Real World Learning

21st September 2020

Posted in: Latest News

At That Dog School we are passionate about dog health and behaviour. Our greatest aim is to help pet owners integrate their dogs into their everyday lives as seamlessly as possible. The tagline for our school is:

“That Dog School,
with an emphasis on REAL WORLD LEARNING”

But what does real world learning even look like?

At its core, the concept is about approaching training as a lifestyle. Every human we deal with has their own unique lifestyle; things they do for work and leisure that will potentially influence the way they live with their dog. To create a truly versatile dog-handler relationship, we look not only at teaching reliable behaviours, but also at creating a mindset in which the dog feels empowered to investigate and participate in their world. This works wonders for the dogs general confidence, and also makes getting them out and involving them in extracurricular activities that much easier.

Over the weekend That Dog School team got our dogs out for some camping (a first for the humans as well as all the dogs). This put their real world learning to the test.

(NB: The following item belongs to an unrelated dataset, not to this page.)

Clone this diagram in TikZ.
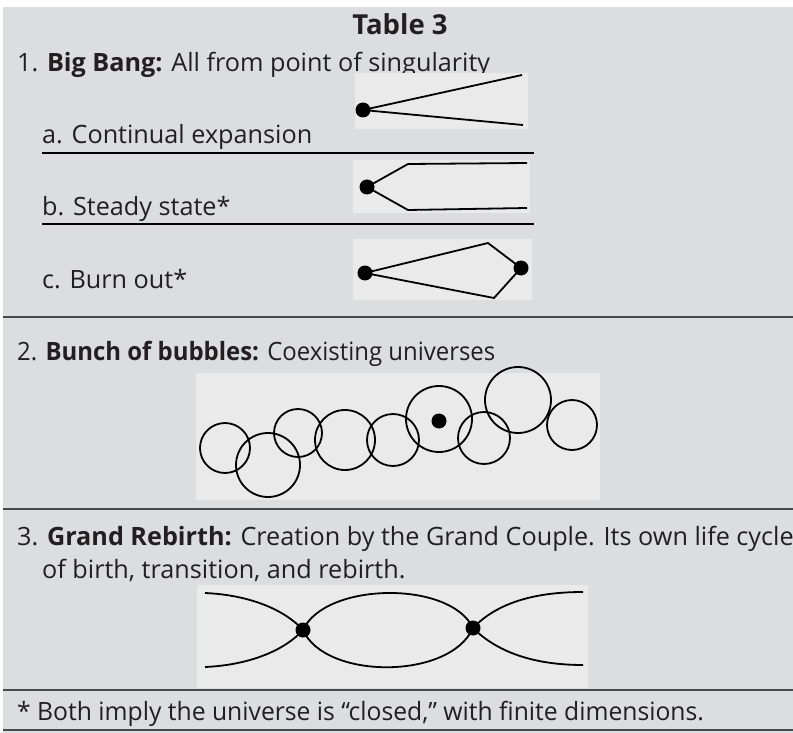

Some of the things we learnt from this excursion were:

  • Reliable boundaries are INVALUABLE!

All the dogs were required at some stage to settle on their beds or attached to tethers while things were busy around the camp.

  • Clear windows of opportunity can SAVE lives!

At That Dog School we are huge advocates for the use of play in training. Several of our personal dogs will play tug with anything. The crack of sticks being prepared for the fire was enough to have most of them frothing. Without clear structure around play opportunities, we could have easily had some crazy canines willing to follow those sticks right into the flames.

  • Adaptability to conditions is CRITICAL!

We humans were somewhat unprepared for how cold it was actually going to be, which resulted in us ditching the tents in favour of our cars on our last night out.

The dogs seamlessly transitioned to the change in sleeping arrangements without a fuss.

  • Confidence is KEY!

All the obedience in the world won’t save you if your dog can’t cope with mild stress. Out in the real world we can’t be in complete control of our surroundings all the time.

When camping, your dog may encounter:

  • Unanticipated weather changes
  • Raucous campsite neighbours
  • Unfamiliar wildlife
  • Unfamiliar equipment

None of our dogs had slept inside of tents before. We happened to arrive on a particularly gusty day which meant the tents were moving and creating a bit of extra noise. These may seem like small things, but you’d be surprised how many dogs would not cope well in these circumstances. This is where our training for mindsetshowed it’s real value.

There are few things we find more fulfilling than seeing our dogs truly satisfied, recharging body and mind at the end of a long day of shared adventures. If your dog’s behaviour inhibits their freedom and prevents them from living life to the fullest alongside you, you can do something about it. No matter their breed or their age, it is never too late to start training towards a more fulfilling life.